While watching director Qasim Basir’s latest project, To Live and Die and Live, at Sundance Film Festival there were moments where I, like the audience around me, wished that we could watch this away from the dark theater filled with strangers and in the company of our loved ones. That way, we’d be free to openly express our thoughts about — or shout at — the protagonist, Muhammed (Amin Joseph), and encourage him to make better decisions. Whether it’s to beg him to put down the bottle of liquor he’s drinking from, to not get in a car and drive after he’s consumed said bottle of liquor, or to follow his stepsister Lisa (Dana Gourrier) into the mosque where he’s instructed her to deliver a payment to the imam for the funeral of their father (figure), the audience has things to say.
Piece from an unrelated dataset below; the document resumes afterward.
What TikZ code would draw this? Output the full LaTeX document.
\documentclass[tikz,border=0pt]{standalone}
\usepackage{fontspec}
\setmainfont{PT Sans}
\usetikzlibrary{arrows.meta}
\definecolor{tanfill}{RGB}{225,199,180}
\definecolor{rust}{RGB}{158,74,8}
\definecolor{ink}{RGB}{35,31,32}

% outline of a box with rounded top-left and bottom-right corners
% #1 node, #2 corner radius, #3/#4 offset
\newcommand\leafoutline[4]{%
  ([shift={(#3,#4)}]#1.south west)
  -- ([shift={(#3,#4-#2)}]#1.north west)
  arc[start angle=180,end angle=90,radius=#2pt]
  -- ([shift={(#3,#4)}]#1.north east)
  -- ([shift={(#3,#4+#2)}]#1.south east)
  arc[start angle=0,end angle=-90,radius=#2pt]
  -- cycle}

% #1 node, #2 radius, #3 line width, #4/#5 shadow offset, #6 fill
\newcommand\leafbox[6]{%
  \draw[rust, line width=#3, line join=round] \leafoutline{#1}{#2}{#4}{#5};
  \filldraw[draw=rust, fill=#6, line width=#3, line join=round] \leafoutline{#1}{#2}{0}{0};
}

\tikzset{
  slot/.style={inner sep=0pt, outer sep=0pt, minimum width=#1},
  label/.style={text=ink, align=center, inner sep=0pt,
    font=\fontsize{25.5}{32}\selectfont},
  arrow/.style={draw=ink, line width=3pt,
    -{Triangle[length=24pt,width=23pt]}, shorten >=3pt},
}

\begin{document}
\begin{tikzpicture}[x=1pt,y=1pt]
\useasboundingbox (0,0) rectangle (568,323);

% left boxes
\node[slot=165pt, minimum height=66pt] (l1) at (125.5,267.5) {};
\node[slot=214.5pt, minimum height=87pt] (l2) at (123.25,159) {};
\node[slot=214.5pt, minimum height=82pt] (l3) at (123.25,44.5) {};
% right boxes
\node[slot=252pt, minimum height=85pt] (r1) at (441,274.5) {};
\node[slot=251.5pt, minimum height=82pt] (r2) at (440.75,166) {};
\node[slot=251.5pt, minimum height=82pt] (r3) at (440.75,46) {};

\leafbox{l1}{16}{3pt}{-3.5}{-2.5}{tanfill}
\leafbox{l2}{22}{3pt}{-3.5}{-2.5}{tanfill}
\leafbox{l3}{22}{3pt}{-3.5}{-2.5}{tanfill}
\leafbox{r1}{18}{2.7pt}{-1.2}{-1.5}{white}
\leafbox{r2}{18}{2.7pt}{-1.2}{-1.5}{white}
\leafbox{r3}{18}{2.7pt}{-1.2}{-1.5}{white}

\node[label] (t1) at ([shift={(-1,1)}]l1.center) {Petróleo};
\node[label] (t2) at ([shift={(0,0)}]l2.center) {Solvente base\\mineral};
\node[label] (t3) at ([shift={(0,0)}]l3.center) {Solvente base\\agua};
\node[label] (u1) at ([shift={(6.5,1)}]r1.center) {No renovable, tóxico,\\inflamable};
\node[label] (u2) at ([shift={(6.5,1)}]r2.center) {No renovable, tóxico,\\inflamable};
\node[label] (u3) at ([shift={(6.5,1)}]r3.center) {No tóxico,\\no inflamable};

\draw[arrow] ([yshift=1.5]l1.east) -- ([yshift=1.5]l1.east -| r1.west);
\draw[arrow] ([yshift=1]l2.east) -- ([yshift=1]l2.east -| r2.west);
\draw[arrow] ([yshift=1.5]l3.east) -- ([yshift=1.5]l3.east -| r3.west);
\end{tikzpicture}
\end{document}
The loss of Muhammed’s stepfather is the backdrop for his return to his native home of Detroit, which is captured in all its glories and frustrations by Basir. Shots of the manifestations of the city’s revival are paired against histories and retellings of its significance as a documented American dwelling of yesteryear. Muhammad, a filmmaker, struggling with addiction, is burdened not only with the familial loss, but also with a stifling masculinity in which he cannot express the full depth of his emotions, always assuming the responsibility for his family’s well-being, particularly financially.
Despite the despair that Muhammed faces, he has a whirlwind romance with a woman Asia (Skye P. Marshall), the latter of whom represents loss in her own way, and who challenges Muhammad’s understanding of death, life, and living altogether. Asia represents an ephemeral love for Muhammad in contrast to the love that he is mourning, his stepfather, a lasting love not only for him but the rest of his family.
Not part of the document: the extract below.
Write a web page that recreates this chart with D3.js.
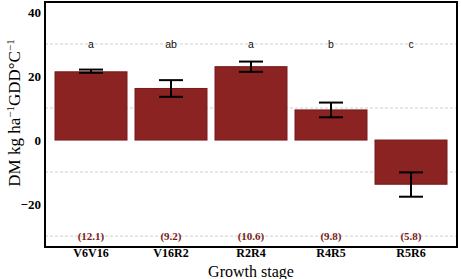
<!DOCTYPE html>
<html>
<head>
<meta charset="utf-8">
<script src="https://cdn.jsdelivr.net/npm/d3@7"></script>
<style>
  body { margin: 0; background: #fff; }
  svg { display: block; }
</style>
</head>
<body>
<svg id="chart" width="461" height="279"></svg>
<script>
// Chart data
const stages = ["V6V16", "V16R2", "R2R4", "R4R5", "R5R6"];
const means = [21.3, 16.1, 22.9, 9.4, -13.8];
const errLow = [21.0, 13.5, 21.3, 7.1, -17.7];
const errHigh = [22.0, 18.7, 24.5, 11.7, -10.1];
const letters = ["a", "ab", "a", "b", "c"];
const gddLabels = ["(12.1)", "(9.2)", "(10.6)", "(9.8)", "(5.8)"];
const yTicks = [-20, 0, 20, 40];
const gridValues = [-30, -10, 10, 30];

const svg = d3.select("#chart");
const panel = { left: 45, right: 457, top: 2, bottom: 247 };
const serif = "'Liberation Serif', 'Times New Roman', serif";

const x = d3.scaleBand().domain(stages).range([panel.left, panel.right])
    .paddingInner(0.1).paddingOuter(0.125);
const y = d3.scaleLinear().domain([-33.4, 43.1]).range([panel.bottom, panel.top]);
const cx = d => x(d) + x.bandwidth() / 2;

// dashed grid lines
svg.selectAll(".grid").data(gridValues).enter().append("line")
    .attr("x1", panel.left).attr("x2", panel.right)
    .attr("y1", d => y(d)).attr("y2", d => y(d))
    .attr("stroke", "#cfcfcf").attr("stroke-width", 1)
    .attr("stroke-dasharray", "3,2");

// bars
svg.selectAll(".bar").data(stages).enter().append("rect")
    .attr("x", d => x(d))
    .attr("width", x.bandwidth())
    .attr("y", (d, i) => y(Math.max(0, means[i])))
    .attr("height", (d, i) => Math.abs(y(means[i]) - y(0)))
    .attr("fill", "#8b2323")
    .attr("stroke", "#761a1a").attr("stroke-width", 1);

// error bars
const errW = 24;
const eb = svg.selectAll(".err").data(stages).enter().append("g")
    .attr("stroke", "#000").attr("stroke-width", 2);
eb.append("line")
    .attr("x1", cx).attr("x2", cx)
    .attr("y1", (d, i) => y(errLow[i])).attr("y2", (d, i) => y(errHigh[i]));
eb.append("line")
    .attr("x1", d => cx(d) - errW / 2).attr("x2", d => cx(d) + errW / 2)
    .attr("y1", (d, i) => y(errLow[i])).attr("y2", (d, i) => y(errLow[i]));
eb.append("line")
    .attr("x1", d => cx(d) - errW / 2).attr("x2", d => cx(d) + errW / 2)
    .attr("y1", (d, i) => y(errHigh[i])).attr("y2", (d, i) => y(errHigh[i]));

// significance letters
svg.selectAll(".letter").data(stages).enter().append("text")
    .attr("x", cx)
    .attr("y", y(30)).attr("dy", "0.35em")
    .attr("text-anchor", "middle")
    .attr("font-family", "'Liberation Sans', Arial, sans-serif")
    .attr("font-size", 10.5).attr("fill", "#111")
    .text((d, i) => letters[i]);

// GDD labels at the bottom
svg.selectAll(".gdd").data(stages).enter().append("text")
    .attr("x", cx)
    .attr("y", y(-30)).attr("dy", "0.35em")
    .attr("text-anchor", "middle")
    .attr("font-family", serif)
    .attr("font-weight", "bold")
    .attr("font-size", 11).attr("fill", "#7a1a1a")
    .text((d, i) => gddLabels[i]);

// panel border
svg.append("rect")
    .attr("x", panel.left).attr("y", panel.top)
    .attr("width", panel.right - panel.left).attr("height", panel.bottom - panel.top)
    .attr("fill", "none").attr("stroke", "#000").attr("stroke-width", 2);

// axes
const yAxis = svg.append("g").attr("transform", `translate(${panel.left},0)`)
    .call(d3.axisLeft(y).tickValues(yTicks).tickSize(0).tickPadding(4));
yAxis.select(".domain").remove();
yAxis.selectAll("text")
    .attr("font-family", serif)
    .attr("font-weight", "bold").attr("font-size", 13).attr("fill", "#000");

const xAxis = svg.append("g").attr("transform", `translate(0,${panel.bottom})`)
    .call(d3.axisBottom(x).tickSize(0).tickPadding(1));
xAxis.select(".domain").remove();
xAxis.selectAll("text")
    .attr("font-family", serif)
    .attr("font-weight", "bold").attr("font-size", 12).attr("fill", "#000");

// axis titles
svg.append("text")
    .attr("x", (panel.left + panel.right) / 2).attr("y", 277)
    .attr("text-anchor", "middle")
    .attr("font-family", serif)
    .attr("font-size", 16)
    .text("Growth stage");

const yTitle = svg.append("text")
    .attr("transform", "translate(20,113) rotate(-90)")
    .attr("text-anchor", "middle")
    .attr("font-family", serif)
    .attr("font-size", 17);
yTitle.append("tspan").text("DM kg ha");
yTitle.append("tspan").attr("dy", -6).attr("font-size", 11).text("\u22121");
yTitle.append("tspan").attr("dy", 6).text("GDD\u00B0C");
yTitle.append("tspan").attr("dy", -6).attr("font-size", 11).text("\u22121");
</script>
</body>
</html>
Though there are many meaningful and evocative scenes within the overarching story of To Live and Die and Live, in its totality, there are periods within the film that feel disjointed as a cohesive work. One example is when Muhammad is meeting with film students to discuss his work and, given his drunken episode, advises them not to enter the film industry, citing the ways in which it might indeed lead to disillusionment. It’s a troubling scene that demonstrates that even the thing that is supposed to bring Muhammad joy, the thing that made him leave Detroit, the thing that makes him a “big man” in the eyes of his community, comes with so much pain. It’s a good scene and yet it seems displaced from the progression of the film, and in this way, it’s not exactly singular of Basir’s otherwise thoughtful film.
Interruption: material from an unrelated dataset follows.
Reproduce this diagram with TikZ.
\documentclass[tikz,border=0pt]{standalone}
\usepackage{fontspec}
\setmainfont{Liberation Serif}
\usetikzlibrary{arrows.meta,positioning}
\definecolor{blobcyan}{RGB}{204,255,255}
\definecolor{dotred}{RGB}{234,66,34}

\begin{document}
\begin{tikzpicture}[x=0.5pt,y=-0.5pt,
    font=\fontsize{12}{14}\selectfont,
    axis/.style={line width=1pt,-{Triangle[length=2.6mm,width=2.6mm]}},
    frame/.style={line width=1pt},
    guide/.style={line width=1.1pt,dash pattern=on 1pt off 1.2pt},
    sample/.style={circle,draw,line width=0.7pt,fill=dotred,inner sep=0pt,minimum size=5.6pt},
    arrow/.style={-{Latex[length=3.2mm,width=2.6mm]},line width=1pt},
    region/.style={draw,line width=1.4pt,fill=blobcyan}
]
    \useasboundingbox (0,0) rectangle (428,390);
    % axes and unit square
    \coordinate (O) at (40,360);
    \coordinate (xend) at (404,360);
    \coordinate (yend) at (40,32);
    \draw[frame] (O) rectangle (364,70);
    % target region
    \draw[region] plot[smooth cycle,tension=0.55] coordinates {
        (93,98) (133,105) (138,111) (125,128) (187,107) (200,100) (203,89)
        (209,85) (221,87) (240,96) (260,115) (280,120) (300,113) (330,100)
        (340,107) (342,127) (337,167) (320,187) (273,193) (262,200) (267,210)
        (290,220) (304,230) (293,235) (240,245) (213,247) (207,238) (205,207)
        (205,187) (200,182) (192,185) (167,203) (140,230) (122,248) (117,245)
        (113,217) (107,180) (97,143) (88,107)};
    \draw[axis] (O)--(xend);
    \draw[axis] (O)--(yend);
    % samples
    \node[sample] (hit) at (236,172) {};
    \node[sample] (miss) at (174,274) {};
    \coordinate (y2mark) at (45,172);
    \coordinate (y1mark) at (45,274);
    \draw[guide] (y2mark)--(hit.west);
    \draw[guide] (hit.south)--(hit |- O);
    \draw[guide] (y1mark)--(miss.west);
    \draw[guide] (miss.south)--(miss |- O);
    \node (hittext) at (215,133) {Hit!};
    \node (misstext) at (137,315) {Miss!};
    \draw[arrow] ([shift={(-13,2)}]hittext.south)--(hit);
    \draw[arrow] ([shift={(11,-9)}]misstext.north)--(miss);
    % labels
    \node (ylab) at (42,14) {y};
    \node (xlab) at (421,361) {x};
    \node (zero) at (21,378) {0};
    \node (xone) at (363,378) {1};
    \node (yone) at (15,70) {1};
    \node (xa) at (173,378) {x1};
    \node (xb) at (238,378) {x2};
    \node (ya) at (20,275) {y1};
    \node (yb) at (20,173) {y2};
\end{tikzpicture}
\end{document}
Connecting loss to love, strangers to family, success to distress, To Live and Die and Live is making a statement on the power of redemption and finding a way to both survive when you have to and thrive when you can. So even when there are parts of the film that seem perfect for the meaning of the film, though not within its unfolding as a piece of art, as a whole, the project is greater than the sum of its parts.